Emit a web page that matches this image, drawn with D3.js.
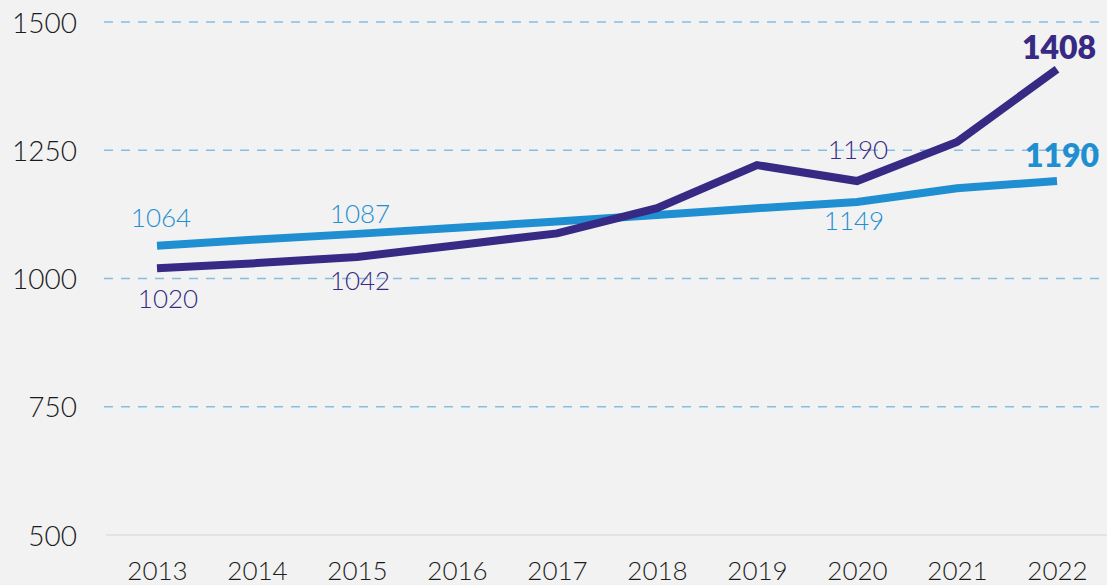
<!DOCTYPE html>
<html>
<head>
<meta charset="utf-8">
<script src="https://cdn.jsdelivr.net/npm/d3@7"></script>
<style>
  html, body { margin: 0; padding: 0; background: #f2f2f2; }
  svg { display: block; font-family: Lato, "Open Sans", sans-serif; }
</style>
</head>
<body>
<svg id="chart" width="1107" height="585"></svg>
<script>
// Years on the horizontal axis
const years = [2013, 2014, 2015, 2016, 2017, 2018, 2019, 2020, 2021, 2022];
// Purple series
const seriesA = [1020, 1030, 1042, 1065, 1088, 1137, 1221, 1190, 1266, 1408];
// Blue series
const seriesB = [1064, 1076, 1087, 1099, 1111, 1124, 1137, 1149, 1176, 1190];
// Y axis ticks
const yTicks = [500, 750, 1000, 1250, 1500];

// Value callouts: which series, which year index
const callouts = [
  { series: "B", i: 0, dx: 4,  dy: -19, bold: false },
  { series: "B", i: 2, dx: 3,  dy: -11, bold: false },
  { series: "A", i: 0, dx: 11, dy: 40,  bold: false },
  { series: "A", i: 2, dx: 3,  dy: 33,  bold: false },
  { series: "A", i: 7, dx: 1,  dy: -22, bold: false },
  { series: "B", i: 7, dx: -3, dy: 28,  bold: false },
  { series: "A", i: 9, dx: 2,  dy: -10, bold: true },
  { series: "B", i: 9, dx: 5,  dy: -14, bold: true }
];

const colors = { A: "#372a84", B: "#1f8fd2" };
const dataBySeries = { A: seriesA, B: seriesB };

const svg = d3.select("#chart");
const W = 1107, H = 585;

const x = d3.scalePoint().domain(years).range([157, 1057]);
const y = d3.scaleLinear().domain([500, 1500]).range([535, 22]);

// Dashed horizontal gridlines (except baseline)
svg.append("g")
  .selectAll("line")
  .data(yTicks.filter(d => d !== 500))
  .join("line")
  .attr("x1", 104).attr("x2", W)
  .attr("y1", d => y(d)).attr("y2", d => y(d))
  .attr("stroke", "#86bde4")
  .attr("stroke-width", 1.3)
  .attr("stroke-dasharray", "9,8");

// Baseline
svg.append("line")
  .attr("x1", 106).attr("x2", W)
  .attr("y1", y(500)).attr("y2", y(500))
  .attr("stroke", "#e3e3e3").attr("stroke-width", 2);

// Y axis labels
const yAxis = d3.axisLeft(y).tickValues(yTicks).tickSize(0).tickPadding(0).tickFormat(d3.format("d"));
const gy = svg.append("g").attr("transform", "translate(77,0)").call(yAxis);
gy.select(".domain").remove();
gy.selectAll("text")
  .attr("font-family", "Lato, sans-serif")
  .attr("font-size", 28)
  .attr("font-weight", 300)
  .attr("fill", "#1b1b1b")
  .attr("dy", "0.36em");

// X axis labels
const xAxis = d3.axisBottom(x).tickSize(0).tickPadding(0).tickFormat(d3.format("d"));
const gx = svg.append("g").attr("transform", "translate(0,562)").call(xAxis);
gx.select(".domain").remove();
gx.selectAll("text")
  .attr("font-family", "Lato, sans-serif")
  .attr("font-size", 26)
  .attr("font-weight", 300)
  .attr("fill", "#1b1b1b")
  .attr("dy", "0.7em");

// Lines
const line = d3.line().x((d, i) => x(years[i])).y(d => y(d));
["B", "A"].forEach(k => {
  svg.append("path")
    .datum(dataBySeries[k])
    .attr("d", line)
    .attr("fill", "none")
    .attr("stroke", colors[k])
    .attr("stroke-width", 8)
    .attr("stroke-linejoin", "miter");
});

// Value callouts
svg.append("g")
  .selectAll("text")
  .data(callouts)
  .join("text")
  .attr("x", d => x(years[d.i]) + d.dx)
  .attr("y", d => y(dataBySeries[d.series][d.i]) + d.dy)
  .attr("text-anchor", "middle")
  .attr("font-family", "Lato, sans-serif")
  .attr("font-size", d => d.bold ? 32 : 26)
  .attr("font-weight", d => d.bold ? 800 : 300)
  .attr("fill", d => colors[d.series])
  .text(d => dataBySeries[d.series][d.i]);
</script>
</body>
</html>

**Given task:** Quote the data above in full and without alteration; skip the pictures.

**The output:**
Emit a web page that matches this image, drawn with D3.js.
<!DOCTYPE html>
<html>
<head>
<meta charset="utf-8">
<script src="https://cdn.jsdelivr.net/npm/d3@7"></script>
<style>
  html, body { margin: 0; padding: 0; background: #f2f2f2; }
  svg { display: block; font-family: Lato, "Open Sans", sans-serif; }
</style>
</head>
<body>
<svg id="chart" width="1107" height="585"></svg>
<script>
// Years on the horizontal axis
const years = [2013, 2014, 2015, 2016, 2017, 2018, 2019, 2020, 2021, 2022];
// Purple series
const seriesA = [1020, 1030, 1042, 1065, 1088, 1137, 1221, 1190, 1266, 1408];
// Blue series
const seriesB = [1064, 1076, 1087, 1099, 1111, 1124, 1137, 1149, 1176, 1190];
// Y axis ticks
const yTicks = [500, 750, 1000, 1250, 1500];

// Value callouts: which series, which year index
const callouts = [
  { series: "B", i: 0, dx: 4,  dy: -19, bold: false },
  { series: "B", i: 2, dx: 3,  dy: -11, bold: false },
  { series: "A", i: 0, dx: 11, dy: 40,  bold: false },
  { series: "A", i: 2, dx: 3,  dy: 33,  bold: false },
  { series: "A", i: 7, dx: 1,  dy: -22, bold: false },
  { series: "B", i: 7, dx: -3, dy: 28,  bold: false },
  { series: "A", i: 9, dx: 2,  dy: -10, bold: true },
  { series: "B", i: 9, dx: 5,  dy: -14, bold: true }
];

const colors = { A: "#372a84", B: "#1f8fd2" };
const dataBySeries = { A: seriesA, B: seriesB };

const svg = d3.select("#chart");
const W = 1107, H = 585;

const x = d3.scalePoint().domain(years).range([157, 1057]);
const y = d3.scaleLinear().domain([500, 1500]).range([535, 22]);

// Dashed horizontal gridlines (except baseline)
svg.append("g")
  .selectAll("line")
  .data(yTicks.filter(d => d !== 500))
  .join("line")
  .attr("x1", 104).attr("x2", W)
  .attr("y1", d => y(d)).attr("y2", d => y(d))
  .attr("stroke", "#86bde4")
  .attr("stroke-width", 1.3)
  .attr("stroke-dasharray", "9,8");

// Baseline
svg.append("line")
  .attr("x1", 106).attr("x2", W)
  .attr("y1", y(500)).attr("y2", y(500))
  .attr("stroke", "#e3e3e3").attr("stroke-width", 2);

// Y axis labels
const yAxis = d3.axisLeft(y).tickValues(yTicks).tickSize(0).tickPadding(0).tickFormat(d3.format("d"));
const gy = svg.append("g").attr("transform", "translate(77,0)").call(yAxis);
gy.select(".domain").remove();
gy.selectAll("text")
  .attr("font-family", "Lato, sans-serif")
  .attr("font-size", 28)
  .attr("font-weight", 300)
  .attr("fill", "#1b1b1b")
  .attr("dy", "0.36em");

// X axis labels
const xAxis = d3.axisBottom(x).tickSize(0).tickPadding(0).tickFormat(d3.format("d"));
const gx = svg.append("g").attr("transform", "translate(0,562)").call(xAxis);
gx.select(".domain").remove();
gx.selectAll("text")
  .attr("font-family", "Lato, sans-serif")
  .attr("font-size", 26)
  .attr("font-weight", 300)
  .attr("fill", "#1b1b1b")
  .attr("dy", "0.7em");

// Lines
const line = d3.line().x((d, i) => x(years[i])).y(d => y(d));
["B", "A"].forEach(k => {
  svg.append("path")
    .datum(dataBySeries[k])
    .attr("d", line)
    .attr("fill", "none")
    .attr("stroke", colors[k])
    .attr("stroke-width", 8)
    .attr("stroke-linejoin", "miter");
});

// Value callouts
svg.append("g")
  .selectAll("text")
  .data(callouts)
  .join("text")
  .attr("x", d => x(years[d.i]) + d.dx)
  .attr("y", d => y(dataBySeries[d.series][d.i]) + d.dy)
  .attr("text-anchor", "middle")
  .attr("font-family", "Lato, sans-serif")
  .attr("font-size", d => d.bold ? 32 : 26)
  .attr("font-weight", d => d.bold ? 800 : 300)
  .attr("fill", d => colors[d.series])
  .text(d => dataBySeries[d.series][d.i]);
</script>
</body>
</html>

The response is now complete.